Goldman Sachs Group Inc (GS) and JPMorgan Chase & Co. (JPM) could get a lift from their 80-day moving averages
The
drama surrounding Deutsche Bank has kept
financial stocks in the forefront recently. While
Deutsche Bank AG (USA) (NYSE:DB) is higher today after the company
unloaded its U.K. insurance unit, the same can't be said of Dow bank stocks
Goldman Sachs Group Inc (NYSE:GS) and
JPMorgan Chase & Co. (NYSE:JPM). In fact, both GS and JPM have pulled back to key trendlines, which could help dictate where they go from here.
At last check, Goldman stock is down 0.4% at $162.26, and has had an absolutely brutal 2016. So far this year, the shares have slid 10% -- making GS the third-worst Dow stock to own in 2016. However, hope may have arrived in the form of a trendline, as the shares recently touched their 80-day moving average for the fourth time in the past three years.
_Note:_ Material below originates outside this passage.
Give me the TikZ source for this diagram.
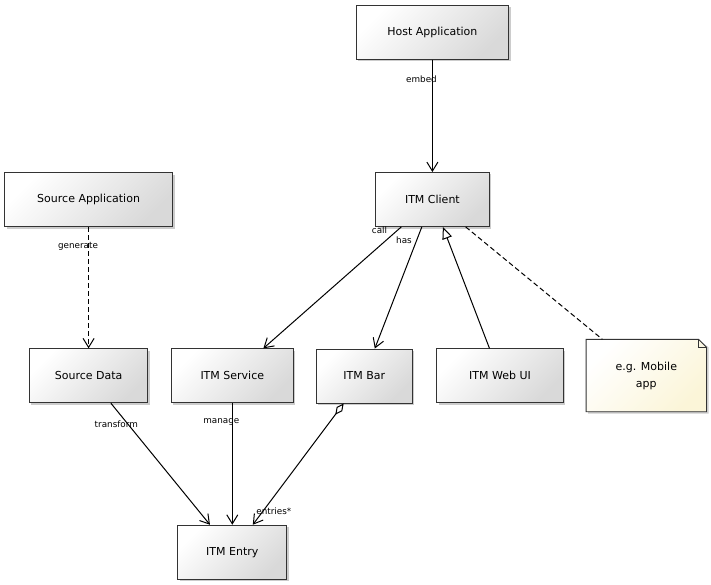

Option bulls are certainly counting on a
bounce from this potentially supportive level. During the last 50 sessions, traders have bought to open 2.36 GS calls for every put at the International Securities Exchange (ISE), Chicago Board Options Exchange (CBOE), and NASDAQ OMX PHLX (PHLX) -- a ratio that ranks in the bullishly skewed 89th percentile of its annual range.
However, history suggests Goldman Sachs Group Inc's prospects of a bounce aren't particularly good. The stock has gained just half the time in the five trading days after it touches the
80-day trendline -- for an average advance of just 1%. Going out to 21 sessions, positive returns were posted after just one of the four signals, and the average return over that time frame was flat.
Meanwhile, fellow Dow bank stock JPM has performed better in 2016, relatively speaking, sitting a hair above breakeven. On a closer look, though, the shares have been
red-hot since bottoming at $52.50 in early February, up over 26% at $66.26. A lift from the 80-day trendline could add to JPM's fire. The stock has touched this moving average 10 times in the last three years, and has been positive 70% of the time after a week -- with a respectable five-day of gain 0.7%, on average.
If JPMorgan Chase & Co. musters an additional show of strength, bearish options traders could be sent packing. The stock's 10-day ISE/CBOE/PHLX put/call volume ratio of 1.30 ranks just 9 percentage points from an annual peak. Then again, with JPM shares outperforming in recent months, some of these put buyers could simply be shareholders
hedging against an unforeseen stumble.